Ghulam Mohiuddin Hajni (21 June 1917 21 January 1993) was a Kashmiri writer, critic, political activist and teacher. He wrote in regional and foreign languages such as Urdu, Persian, Arabic and primarily in Kashmiri language. In 1970, he became the recipient of Sahitya Akademi Award for his research publication titled Maqalati Hajini.

He translated One Thousand and One Nights (often known as Alif Laila), into Kashmiri language, and sometimes used to wrote radio dramas and poetry. During his career, he criticised the political doctrine of Sheikh Abdullah, 3rd chief ministers and 2nd prime minister of Jammu and Kashmir.

== Education and background ==
He was born on 21 June 1917 at Hajin village of Bandipora district in the princely state of Jammu and Kashmir, within British India. He attended Sopore School and then obtained Bachelor’s degree from Sri Pratap College in Srinagar. He later went to Uttar Pradesh where he obtained master’s degree in Arabic from Aligarh Muslim University. After completing master's, he obtained Bachelor of Laws degree and diploma in Journalism. He also taught at S.P College until he retired from the service.

== Literary work ==
Besides his appearance in Kashmiri and other non-native literatures, he was involved in resistance literature, writing in protest of Dogra rule. He wrote Grees Sund Ghar (Peasant's House), the first resistance radio play written in Kashmiri language, which was published in 1917. Later, it appeared in 1939 in a journal and fifteen years later in a book. The play is also known for its Shakespeare's writing style ever written in Kashmiri literature.

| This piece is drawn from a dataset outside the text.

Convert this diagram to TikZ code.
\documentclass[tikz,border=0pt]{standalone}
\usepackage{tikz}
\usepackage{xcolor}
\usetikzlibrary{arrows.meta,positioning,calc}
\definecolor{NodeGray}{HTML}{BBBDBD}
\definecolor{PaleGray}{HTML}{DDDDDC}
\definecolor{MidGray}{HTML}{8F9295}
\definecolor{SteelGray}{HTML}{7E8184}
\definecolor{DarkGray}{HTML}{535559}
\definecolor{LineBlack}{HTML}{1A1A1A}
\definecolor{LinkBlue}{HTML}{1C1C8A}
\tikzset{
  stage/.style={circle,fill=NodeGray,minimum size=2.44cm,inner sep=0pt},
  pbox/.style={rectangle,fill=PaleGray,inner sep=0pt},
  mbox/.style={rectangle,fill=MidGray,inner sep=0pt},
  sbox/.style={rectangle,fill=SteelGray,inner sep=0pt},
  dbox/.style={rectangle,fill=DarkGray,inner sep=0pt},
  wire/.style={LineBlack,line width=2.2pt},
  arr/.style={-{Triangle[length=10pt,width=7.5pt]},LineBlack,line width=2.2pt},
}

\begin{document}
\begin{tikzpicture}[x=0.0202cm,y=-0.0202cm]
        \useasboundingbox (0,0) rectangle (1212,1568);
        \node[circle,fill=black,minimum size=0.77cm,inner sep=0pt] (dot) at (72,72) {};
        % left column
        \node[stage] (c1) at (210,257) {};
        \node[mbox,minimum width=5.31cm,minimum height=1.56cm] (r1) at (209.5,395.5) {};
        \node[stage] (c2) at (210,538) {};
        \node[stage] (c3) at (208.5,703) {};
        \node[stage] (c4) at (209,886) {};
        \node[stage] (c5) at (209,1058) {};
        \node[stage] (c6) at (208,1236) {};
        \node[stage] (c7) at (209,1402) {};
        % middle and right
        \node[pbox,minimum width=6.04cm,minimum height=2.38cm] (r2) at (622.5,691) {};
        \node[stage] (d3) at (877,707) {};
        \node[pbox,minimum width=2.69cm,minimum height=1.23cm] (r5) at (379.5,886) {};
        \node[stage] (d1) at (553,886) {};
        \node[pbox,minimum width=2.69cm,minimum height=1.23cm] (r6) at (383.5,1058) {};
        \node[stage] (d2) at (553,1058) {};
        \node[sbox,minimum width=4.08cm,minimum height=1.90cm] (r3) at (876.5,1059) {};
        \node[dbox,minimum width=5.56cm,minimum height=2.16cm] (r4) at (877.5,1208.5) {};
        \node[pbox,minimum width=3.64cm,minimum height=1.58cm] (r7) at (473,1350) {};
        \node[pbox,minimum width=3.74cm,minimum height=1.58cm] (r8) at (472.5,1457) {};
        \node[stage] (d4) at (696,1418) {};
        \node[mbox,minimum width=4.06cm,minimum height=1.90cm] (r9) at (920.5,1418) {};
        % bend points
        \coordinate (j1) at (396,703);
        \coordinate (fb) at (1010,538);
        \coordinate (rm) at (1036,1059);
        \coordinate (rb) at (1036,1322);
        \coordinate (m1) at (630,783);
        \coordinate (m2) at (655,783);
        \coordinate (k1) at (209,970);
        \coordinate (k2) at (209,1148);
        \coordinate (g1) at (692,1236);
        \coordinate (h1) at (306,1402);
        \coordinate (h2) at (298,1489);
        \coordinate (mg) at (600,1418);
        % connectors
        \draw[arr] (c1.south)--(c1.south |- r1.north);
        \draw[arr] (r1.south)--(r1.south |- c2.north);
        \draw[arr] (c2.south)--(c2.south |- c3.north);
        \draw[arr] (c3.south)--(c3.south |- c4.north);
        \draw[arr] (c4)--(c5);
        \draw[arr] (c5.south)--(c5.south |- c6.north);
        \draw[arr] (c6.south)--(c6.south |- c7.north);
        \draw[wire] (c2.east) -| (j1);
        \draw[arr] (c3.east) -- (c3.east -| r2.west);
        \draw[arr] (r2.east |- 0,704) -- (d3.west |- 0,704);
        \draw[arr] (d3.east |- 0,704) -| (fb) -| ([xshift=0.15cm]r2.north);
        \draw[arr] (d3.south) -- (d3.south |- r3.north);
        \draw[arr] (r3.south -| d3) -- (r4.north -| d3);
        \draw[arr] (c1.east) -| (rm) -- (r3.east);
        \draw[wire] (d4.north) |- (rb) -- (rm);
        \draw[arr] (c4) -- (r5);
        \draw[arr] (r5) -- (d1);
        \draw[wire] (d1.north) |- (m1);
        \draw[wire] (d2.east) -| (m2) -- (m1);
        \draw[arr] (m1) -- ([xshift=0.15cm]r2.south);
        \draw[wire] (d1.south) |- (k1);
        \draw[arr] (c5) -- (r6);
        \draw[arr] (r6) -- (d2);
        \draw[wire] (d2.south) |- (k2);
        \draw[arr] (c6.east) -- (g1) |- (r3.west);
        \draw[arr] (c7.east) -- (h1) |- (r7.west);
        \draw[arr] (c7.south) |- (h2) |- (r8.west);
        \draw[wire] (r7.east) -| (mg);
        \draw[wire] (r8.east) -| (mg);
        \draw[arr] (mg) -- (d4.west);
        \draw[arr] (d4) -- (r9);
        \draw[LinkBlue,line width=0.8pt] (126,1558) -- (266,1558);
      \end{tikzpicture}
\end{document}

In 1954, he wrote Koshur Reader for the
Directorate of School Education. In later years following his 1954 publications, he wrote a monograph titled Wahab Parray, in 1959 which was published by Jammu and Kashmir Art and Cultural Academy. In 1960, he wrote a book titled
Kashir Shairi, comprising a collection of Kashmiri poetry published by the Sahitya Akademi. Later in 1961, his another book titled Kashiri Nasrach Kitab was the bestselling book of that time. In 1962, he wrote Gaman Manz Pheeri Pheeri (travelling through the villages) which depicted him as
journalist travelling across the Kashmiri villages. In 1967, he wrote a research book titled Maqalat, comprising a collection of essays that revolves around different aspects of Kashmiri literature and language.

===Work===

Key
| † | Remarks denote a short description of the work where available. |

| # | Title | Year | Type/Credited as | Remarks |
|---|---|---|---|---|
| 1 | Grees Sund Ghar | 1952 | Radio play | The first play written in Kashmiri literature. The play describes writer's feelings against Dogra dynasty.^{[citation needed]} |
| 2 | Koshur Reader | 1954 | Research | —N/a |
| 3 | Wahab Parray, in 1959 | 1959 | Research | —N/a |
| 4 | Kashir Shairi | 1960 | Poetry | Comprising a collection of Kashmiri poetry |
| 5 | Kashiri Nasrach Kitab | 1961 | Book | Bestselling book during 1960s in Kashmir |
| 6 | Gaman Manz Pheeri Pheeri | 1962 | Book | —N/a |
| 7 | Maqalat | 1967 | Book | Comprising a collection of essays about Kashmiri language and literature. The book won 1970 Sahitya Akademi Award |
| 8 | One Thousand and One Nights | 1969 | Translator | Often known as Alif Laila |
| 9 | Kalam e Assad Parray | —N/a | Book | —N/a |
| 10 | The Quran and the fundamentals of science: A concordance | —N/a | Research book | —N/a |
| 11 | Medieval legacy to Modern Inorganic Chemistry | —N/a | Research book | —N/a |
| 12 | Historical Background of Kashmiri Language | —N/a | Research book | —N/a |

== Political activities ==
During the 1930s, the princely state, in modern-day Jammu and Kashmir union territory witnessed protests against Dogra dynasty. He participated in protests during his school days. He was later arrested and is claimed was "lashed 24 times on his buttocks”. His activities were also reported to Bakshi Ghulam Mohammad, 2nd prime minister of Jammu and Kashmir. The authorities detained him between 1948 and 1965 for his involvement in political activities.

== Death ==
He died on 21 January 1993. He is buried in a cemetery located in his village Hajin, Bandipora. In 2019, the government of Jammu and Kashmir proposed the establishment of two degree colleges in Hajin and Ajas areas and named the two after him.